Experience has shown me that marriage gets harder as the babies add up.
You start out as two fully functioning adults with puppy dog eyes for each other, making really big vows about serving each other through all of the wonderful, but also the difficult times. I won’t say that marriage is ever easy, but I see in hindsight that serving someone who could serve me back was something close to easy. In those early years before our babies showed up, it was natural to go the extra mile for one another. Two adults bound together in a loving covenant are a helpful and productive force to be reckoned with.
And I suppose that is why the Lord gives someone so helpless and needy as a baby to something so strong as a marriage.
We are seven months out from welcoming our third baby boy. He brings us a world of joy, but with him added to the mix, we are stretched thin. We are realizing more and more that this high calling of parenthood is work. There isn’t a luxury of rest or “me time” or indulgent entertainment every day, and it’s hard to come off of expecting it. A lot is asked of us and we have to press on through all of it as team mates. This is a laborious season, but seasons never last forever or at least that’s what everyone keeps telling me. The sacrifices we make now will bear fruit in eternity–we know this–it’s our mantra through all of parenthood.
But goodness is it hard to remember that truth in the morning.
When I’ve been up with the baby a few times throughout the night (yes, still–if you want to feel better about your baby’s sleep habits, ask me about mine!) When I couldn’t get back to sleep in between two of those feedings. When the baby soaked through his pajamas down to his sheet. When he spit up all over me and I had to change my own clothes.

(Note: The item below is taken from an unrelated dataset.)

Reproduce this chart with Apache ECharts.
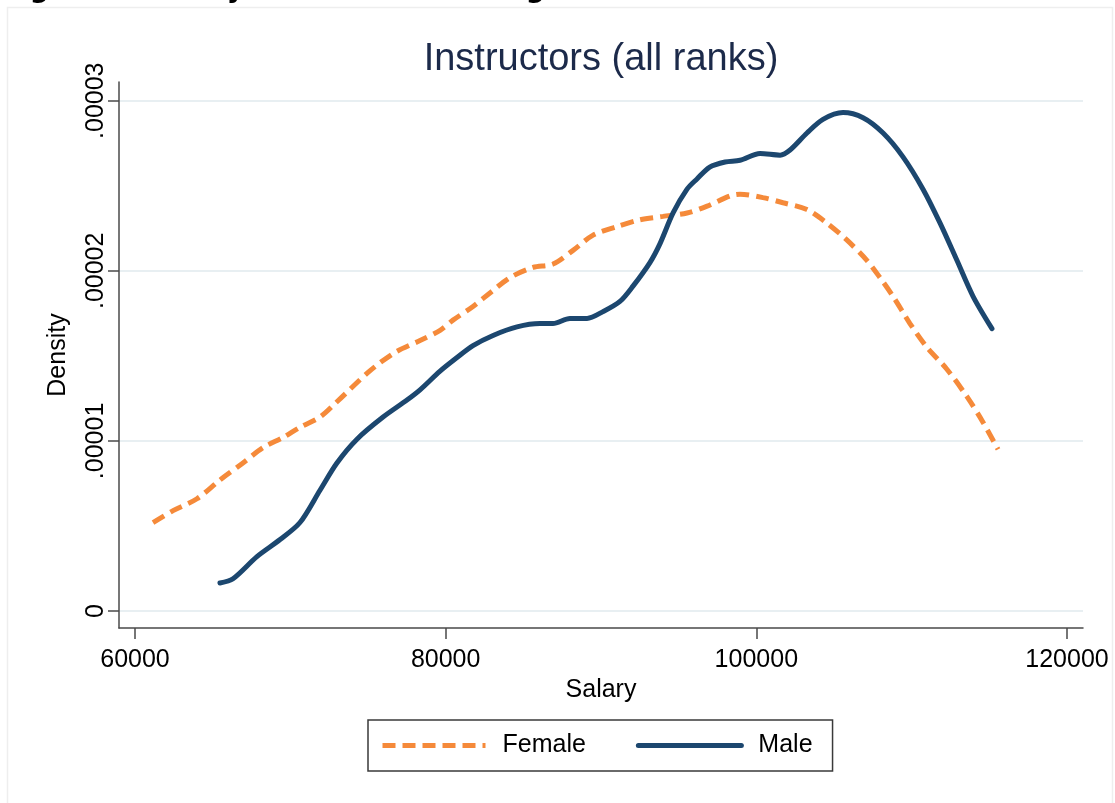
<!DOCTYPE html>
<html>
<head>
<meta charset="utf-8">
<title>Instructors (all ranks)</title>
<script src="https://cdn.jsdelivr.net/npm/echarts@6/dist/echarts.min.js"></script>
<style>
  html, body { margin: 0; padding: 0; background: #fff; }
  #chart { width: 1115px; height: 803px; }
</style>
</head>
<body>
<div id="chart"></div>
<script>
// values
const femaleSalary = [61160, 62450, 63990, 65470, 66950, 68240, 69530, 70620, 71910, 73000,
    75100, 76740, 78350, 79640, 80470, 81760, 82850, 84140, 85620, 86910,
    88200, 89490, 91030, 92510, 93990, 95540, 96830, 98310, 98950, 100430,
    101720, 103260, 104550, 105840, 107130, 107960, 108800, 109890, 110990, 112280,
    113560, 114590, 115560];
const femaleDensity = [0.52e-5, 0.59e-5, 0.66e-5, 0.77e-5, 0.87e-5, 0.96e-5, 1.02e-5, 1.08e-5, 1.14e-5, 1.23e-5,
    1.41e-5, 1.52e-5, 1.59e-5, 1.65e-5, 1.71e-5, 1.79e-5, 1.87e-5, 1.96e-5, 2.02e-5, 2.04e-5,
    2.12e-5, 2.21e-5, 2.26e-5, 2.30e-5, 2.32e-5, 2.34e-5, 2.38e-5, 2.44e-5, 2.45e-5, 2.43e-5,
    2.40e-5, 2.36e-5, 2.28e-5, 2.18e-5, 2.06e-5, 1.96e-5, 1.85e-5, 1.69e-5, 1.55e-5, 1.42e-5,
    1.26e-5, 1.11e-5, 0.95e-5];

const maleSalary = [65470, 66310, 67850, 69340, 70620, 71910, 73000, 74290, 75970, 77510,
    78350, 79640, 80730, 81760, 83050, 84590, 86070, 86910, 88000, 89100,
    90130, 91220, 92060, 93160, 93800, 94640, 95540, 96180, 97000, 97990,
    98950, 100240, 101530, 102170, 103260, 104290, 105580, 106870, 108160, 109440,
    110730, 111830, 112920, 113950, 115170];
const maleDensity = [0.165e-5, 0.19e-5, 0.32e-5, 0.42e-5, 0.52e-5, 0.71e-5, 0.87e-5, 1.01e-5, 1.14e-5, 1.24e-5,
    1.30e-5, 1.41e-5, 1.49e-5, 1.56e-5, 1.62e-5, 1.67e-5, 1.69e-5, 1.69e-5, 1.72e-5, 1.72e-5,
    1.76e-5, 1.82e-5, 1.91e-5, 2.05e-5, 2.16e-5, 2.34e-5, 2.48e-5, 2.54e-5, 2.61e-5, 2.64e-5,
    2.65e-5, 2.69e-5, 2.68e-5, 2.71e-5, 2.81e-5, 2.89e-5, 2.93e-5, 2.90e-5, 2.81e-5, 2.67e-5,
    2.48e-5, 2.28e-5, 2.06e-5, 1.85e-5, 1.66e-5];

const xTicks = [60000, 80000, 100000, 120000];
const xTickLabels = ['60000', '80000', '100000', '120000'];
const yTicks = [0, 0.00001, 0.00002, 0.00003];
const yTickLabels = ['0', '.00001', '.00002', '.00003'];

const FONT = '"Liberation Sans", Arial, Helvetica, sans-serif';

function pairs(xs, ys) {
    return xs.map(function (x, i) { return [x, ys[i]]; });
}

let myChart = echarts.init(document.getElementById('chart'), null, { renderer: 'canvas' });
let option = {
    backgroundColor: '#ffffff',
    animation: false,
    textStyle: { fontFamily: FONT },
    title: {
        text: 'Instructors (all ranks)',
        left: 601,
        textAlign: 'center',
        top: 41,
        padding: 0,
        textStyle: { fontFamily: FONT, fontSize: 38, fontWeight: 'normal', color: '#1c2a4a' }
    },
    graphic: [
        {
            type: 'rect',
            shape: { x: 7.5, y: 7.5, width: 1105, height: 820 },
            style: { fill: 'none', stroke: '#eeeeee', lineWidth: 1.5 },
            silent: true
        },
        {
            type: 'text',
            left: 2,
            top: -24,
            style: {
                text: 'Figure 3: Salary distribution among Instructors',
                font: 'bold 27px "DejaVu Sans", sans-serif',
                fill: '#000'
            },
            silent: true
        }
    ],
    grid: {
        left: 119,
        right: 32,
        top: 82,
        bottom: 175,
        containLabel: false,
        outerBoundsMode: 'none'
    },
    legend: {
        left: 368,
        top: 720,
        orient: 'horizontal',
        data: ['Female', 'Male'],
        itemWidth: 103,
        itemHeight: 14,
        itemGap: 50,
        padding: [13, 20, 13, 12],
        borderColor: '#3a3a3a',
        borderWidth: 1.5,
        borderRadius: 0,
        itemStyle: { opacity: 0 },
        lineStyle: { width: 5 },
        textStyle: { fontFamily: FONT, fontSize: 25, color: '#000', padding: [0, 0, 0, 12] }
    },
    xAxis: {
        type: 'value',
        min: 58970,
        max: 121030,
        name: 'Salary',
        nameLocation: 'middle',
        nameGap: 49,
        nameTextStyle: { fontFamily: FONT, fontSize: 25, color: '#000' },
        axisLine: { onZero: false, lineStyle: { color: '#4a4a4a', width: 1.5 } },
        axisTick: { customValues: xTicks, length: 11, lineStyle: { color: '#4a4a4a', width: 1.5 } },
        axisLabel: {
            customValues: xTicks,
            margin: 20,
            fontFamily: FONT,
            fontSize: 25,
            color: '#000',
            formatter: function (v) {
                return xTickLabels[xTicks.indexOf(v)];
            }
        },
        splitLine: { show: false }
    },
    yAxis: {
        type: 'value',
        min: -0.000001,
        max: 0.0000311,
        name: 'Density',
        nameLocation: 'middle',
        nameGap: 48,
        nameRotate: 90,
        nameTextStyle: { fontFamily: FONT, fontSize: 25, color: '#000' },
        axisLine: { show: true, lineStyle: { color: '#4a4a4a', width: 1.5 } },
        axisTick: { show: true, customValues: yTicks, length: 11, lineStyle: { color: '#4a4a4a', width: 1.5 } },
        axisLabel: {
            customValues: yTicks,
            rotate: 90,
            margin: 10,
            fontFamily: FONT,
            fontSize: 25,
            color: '#000',
            formatter: function (v) {
                let k = Math.round(v * 1e5);
                return yTickLabels[k];
            }
        },
        splitLine: { show: true, lineStyle: { color: '#e1eaee', width: 1.5 } }
    },
    series: [
        {
            name: 'Female',
            type: 'line',
            data: pairs(femaleSalary, femaleDensity),
            smooth: 0.3,
            symbol: 'none',
            color: '#f58a3a',
            lineStyle: { color: '#f58a3a', width: 5, type: [13, 7], cap: 'butt' },
            z: 2
        },
        {
            name: 'Male',
            type: 'line',
            data: pairs(maleSalary, maleDensity),
            smooth: 0.3,
            symbol: 'none',
            color: '#1c476f',
            lineStyle: { color: '#1c476f', width: 5, cap: 'round' },
            z: 3
        }
    ]
};
myChart.setOption(option);
window.onresize = function () {
    myChart.resize();
};
</script>
</body>
</html>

Sleep is a battlefield and mornings are carnage.
As sunlight starts to brighten up our room and our toddler comes pitter pattering to my bedside asking for chocolate milk, I think to myself, “David is going to get up with him. He has to know how hard of a night I’ve had. I deserve another hour of sleep.” I wait and I wait, and I hear the snoring from the other side of the bed until I finally just get up myself–starting the day frustrated with my husband before he even opens his eyes.

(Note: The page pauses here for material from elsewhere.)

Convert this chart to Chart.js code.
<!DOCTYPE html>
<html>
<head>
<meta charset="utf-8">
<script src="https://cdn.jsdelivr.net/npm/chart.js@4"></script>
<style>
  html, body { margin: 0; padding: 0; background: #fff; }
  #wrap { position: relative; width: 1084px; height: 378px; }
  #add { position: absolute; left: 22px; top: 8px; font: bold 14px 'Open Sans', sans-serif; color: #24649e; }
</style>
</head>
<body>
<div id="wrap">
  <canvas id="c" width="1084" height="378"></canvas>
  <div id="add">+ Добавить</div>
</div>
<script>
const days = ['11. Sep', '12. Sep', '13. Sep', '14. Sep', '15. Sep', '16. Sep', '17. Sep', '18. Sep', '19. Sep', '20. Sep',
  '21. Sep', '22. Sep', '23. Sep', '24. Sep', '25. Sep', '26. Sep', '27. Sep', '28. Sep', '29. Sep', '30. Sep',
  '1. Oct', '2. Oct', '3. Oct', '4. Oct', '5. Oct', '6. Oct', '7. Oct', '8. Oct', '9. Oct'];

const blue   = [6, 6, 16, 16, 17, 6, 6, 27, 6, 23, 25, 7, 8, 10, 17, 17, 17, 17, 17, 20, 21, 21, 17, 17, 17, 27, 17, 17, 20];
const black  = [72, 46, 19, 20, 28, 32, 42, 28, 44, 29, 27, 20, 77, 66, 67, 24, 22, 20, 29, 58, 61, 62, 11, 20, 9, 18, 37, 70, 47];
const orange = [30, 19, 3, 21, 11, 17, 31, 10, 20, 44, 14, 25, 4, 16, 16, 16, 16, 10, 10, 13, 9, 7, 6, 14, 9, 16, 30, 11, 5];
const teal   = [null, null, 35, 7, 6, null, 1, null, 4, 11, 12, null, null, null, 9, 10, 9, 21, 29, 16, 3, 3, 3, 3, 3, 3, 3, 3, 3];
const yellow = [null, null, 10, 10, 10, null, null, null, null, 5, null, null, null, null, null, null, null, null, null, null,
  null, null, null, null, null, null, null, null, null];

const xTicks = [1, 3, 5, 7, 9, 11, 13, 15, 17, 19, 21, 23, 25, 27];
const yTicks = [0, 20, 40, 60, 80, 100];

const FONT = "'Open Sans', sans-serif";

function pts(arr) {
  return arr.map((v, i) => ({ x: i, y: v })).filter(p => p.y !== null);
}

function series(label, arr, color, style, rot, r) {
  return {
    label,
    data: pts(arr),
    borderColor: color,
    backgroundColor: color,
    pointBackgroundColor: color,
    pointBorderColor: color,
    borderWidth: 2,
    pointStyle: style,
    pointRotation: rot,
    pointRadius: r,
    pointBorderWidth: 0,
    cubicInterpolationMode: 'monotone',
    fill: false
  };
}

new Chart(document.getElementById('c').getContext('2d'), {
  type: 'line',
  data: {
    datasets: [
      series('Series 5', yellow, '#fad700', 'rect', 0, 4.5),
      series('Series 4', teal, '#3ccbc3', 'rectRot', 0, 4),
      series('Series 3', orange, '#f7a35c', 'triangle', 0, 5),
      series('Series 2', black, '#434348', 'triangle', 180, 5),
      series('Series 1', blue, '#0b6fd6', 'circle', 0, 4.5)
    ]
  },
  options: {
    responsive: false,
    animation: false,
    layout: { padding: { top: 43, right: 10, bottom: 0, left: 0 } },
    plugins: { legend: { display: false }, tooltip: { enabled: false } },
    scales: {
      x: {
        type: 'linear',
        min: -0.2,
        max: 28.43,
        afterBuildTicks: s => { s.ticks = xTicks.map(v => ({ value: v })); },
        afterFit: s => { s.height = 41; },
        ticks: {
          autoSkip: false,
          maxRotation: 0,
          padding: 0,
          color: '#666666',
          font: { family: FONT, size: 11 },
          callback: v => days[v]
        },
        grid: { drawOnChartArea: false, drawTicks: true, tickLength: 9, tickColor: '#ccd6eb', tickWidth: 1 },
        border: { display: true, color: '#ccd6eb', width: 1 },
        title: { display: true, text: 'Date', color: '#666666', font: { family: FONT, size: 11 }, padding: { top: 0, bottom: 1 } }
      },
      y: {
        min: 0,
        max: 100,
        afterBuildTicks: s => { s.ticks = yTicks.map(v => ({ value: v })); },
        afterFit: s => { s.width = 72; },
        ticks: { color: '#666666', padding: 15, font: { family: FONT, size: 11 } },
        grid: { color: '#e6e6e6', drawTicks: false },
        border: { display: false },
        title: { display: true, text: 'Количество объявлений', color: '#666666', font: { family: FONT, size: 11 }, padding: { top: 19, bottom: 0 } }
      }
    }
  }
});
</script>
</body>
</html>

Sometimes he does get up on his own, other times, I’ll ask him to and he usually obliges. But all too often, we were starting our day on the really wrong foot. It was draining our marriage until all that was left was two disappointed and very tired people.
I realized that sometimes he had hard nights of sleep too, for varying reasons, but the difference was always that he had to go onto a full work day without hope of a nap or a walk in the sunshine or morning of cartoons on the couch with the kids.
We are both legitimately tired and we tend to think very selfishly in our most tired states.
Until we came up with a solution:
I realized that it was mostly me and my unmet expectations embittering me toward David and his ignorance to my expectations. I wasn’t communicating and he wasn’t reading my mind. Silly husband.
So, I proposed to him that we each get three days of the week to wake up with the early birds. Get up with them as quickly as possible, and lock the door on the way out of the bedroom so they couldn’t go back in and wake up the still sleeping parent. Three days a week every week. You know what they are so you can be sure to get to bed at a decent time the night before. Or not, but that’s on you.
And if, out of absolute love for the other person, one of us wants to give the gift of taking the other’s morning, we have the freedom to do that. Otherwise, we stick to our days without feeling any guilt.
What a world of difference.
I find that we each do our best to serve the other when it’s our morning to be up. We protect the other one’s sleep. We do a little extra most of the time. Usually that means cooking breakfast, but sometimes it means unloading the dishwasher or folding a basket of laundry too.
And while it seems so simple, I find that we’re starting our mornings on a peaceful note again. And that’s a needed thing when we only see each other briefly in the morning and then it’s off to our separate corners of the world to do our separate work for the day.
So, I don’t know if you’re in a sleepless season or if you can relate at all, but I just wanted to share what has been such an unexpected help to our marriage as we carry on, raising our [demanding] little souls with some newfound joy and peace.
Hugs to you, tired parents! I pray you find your rest in the Lord.